Мне могут возразить, что само понятие «лучший» в данном случае весьма условно, если не сказать бессмысленно. Я с этим категорически не согласен. Просто надо договориться о том, что мы используем это слово в довольно широком смысле. Университеты, о которых идет речь, являются ведущими научными центрами, предлагают широкий диапазон образовательных программ, находятся на переднем крае в области социальных исследований. Студенты со всего мира, обладающие различным уровнем подготовки, стремятся попасть в число их питомцев (см. примеч. 1).
Чем объясняется такой благоприятный результат? Отвечая на этот вопрос, можно начать с того, что образованию на все уровнях уделяли огромное внимание уже отцы-основатели, можно упомянуть практически бесклассовую структуру нашего общества и как следствие – почти уникальное уважение к университетскому образованию. Национальное богатство, большое население, правительственная поддержка (особенно естественных наук) также относятся к числу факторов, стимулирующих образовательную систему. В 1930-е годы повышению уровня стандартов обучения способствовал приток в страну ученых-беженцев из гитлеровской Германии, а также других европейских стран. Благодаря им интеллектуальный уровень в наших университетах необычайно вырос. И естественные, и гуманитарные науки поднялись на совершенно новую ступень. Огромную роль в повышении уровня образования играет традиция частной филантропии, поощряемой соответствующей налоговой политикой. Все это чрезвычайно мощные факторы, но, на мой взгляд, можно назвать и не столь заметные, но тем не менее равно существенные причины, благоприятствующие развитию высшего образования в нашей стране.

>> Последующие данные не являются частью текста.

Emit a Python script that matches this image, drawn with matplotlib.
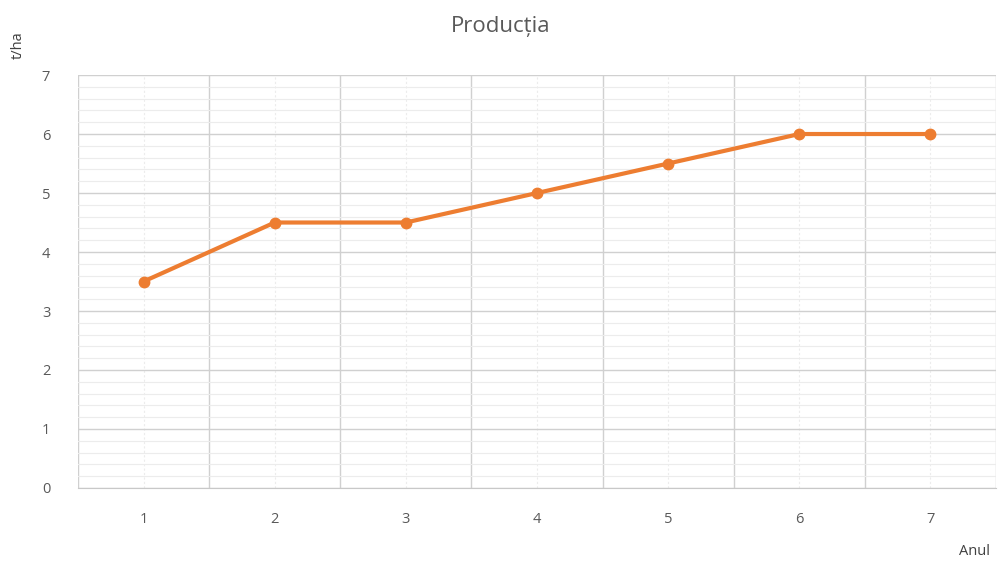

Американская университетская жизнь характеризуется одним необычным качеством – конкуренцией, соревновательностью. Учебные заведения одного класса пытаются завоевать первенство по разным параметрам – от объема фонда для финансирования научных исследований до масштабов общественного внимания, которое к ним привлекается. Например, Гарвард и Стэнфорд соперничают в наборе студентов и аспирантов – вещь совершенно немыслимая, скажем, в Токио или Киото, где прием зависит исключительно от успешного прохождения вступительных экзаменов. Столь же необычным для многих университетов в других странах является привлечение профессоров из других учебных заведений; им предлагается более высокая зарплата и более благоприятные условия для работы, что одинаково выгодно и самому профессору, и университету, который его приглашает. В Японии, как и во многих других странах, принято, чтобы преподаватель занимал место в том учебном заведении, которое окончил сам. Такого рода сегрегация представляет собой разительный контраст по сравнению с ведущими американскими университетами, преподавательский состав которых подбирается исключительно на основе личных качеств, вне зависимости от того, где и когда получен диплом об образовании.
Конкуренция университетов имеет, конечно, и негативные последствия – например, отток сил из определенных учебных заведений, теряющих свой авторитет на интеллектуальном рынке. Нельзя сбрасывать со счетов и слишком бурную миграцию научных светил, нескончаемо ищущих личной выгоды, а также связанное с этим ослабление корпоративного духа. Фантастически велик отрыв учебных заведений, практикующих «рыночные» сферы науки (например, компьютерное знание) от преимущественно гуманитарных. И наконец, возникает эффект уолл-стритовского мышления, предпочитающего финансирование тех областей, где достижения наглядны и не заставляют себя долго ждать – в противовес долгосрочным и немодным проектам.
Тем не менее у меня не вызывает сомнений, что положительные результаты конкуренции перевешивают ее негативные последствия. Она устранила благодушие и стимулировала стремление к совершенству и переменам. В 1980 г. британский журналист еще мог написать: «Оксфорду нецелесообразно участвовать в конкурентной борьбе. На сцене еще не появилось претендентов, способных сместить его с завоеванной позиции… В отличие от американских университетов… Оксфорду незачем доказывать свои достоинства… Они достаточно взвешены и оценены, чтобы обеспечить ему должное место» (см. примеч. 2). То же самое и теперь может быть сказано относительно Токийского, Парижского, Оксфордского и Кембриджского университетов, но никто никогда не скажет этого о каком-либо американском университете. Нам, возможно, не достает должно оцененной позиции, но место наверху принадлежит нам.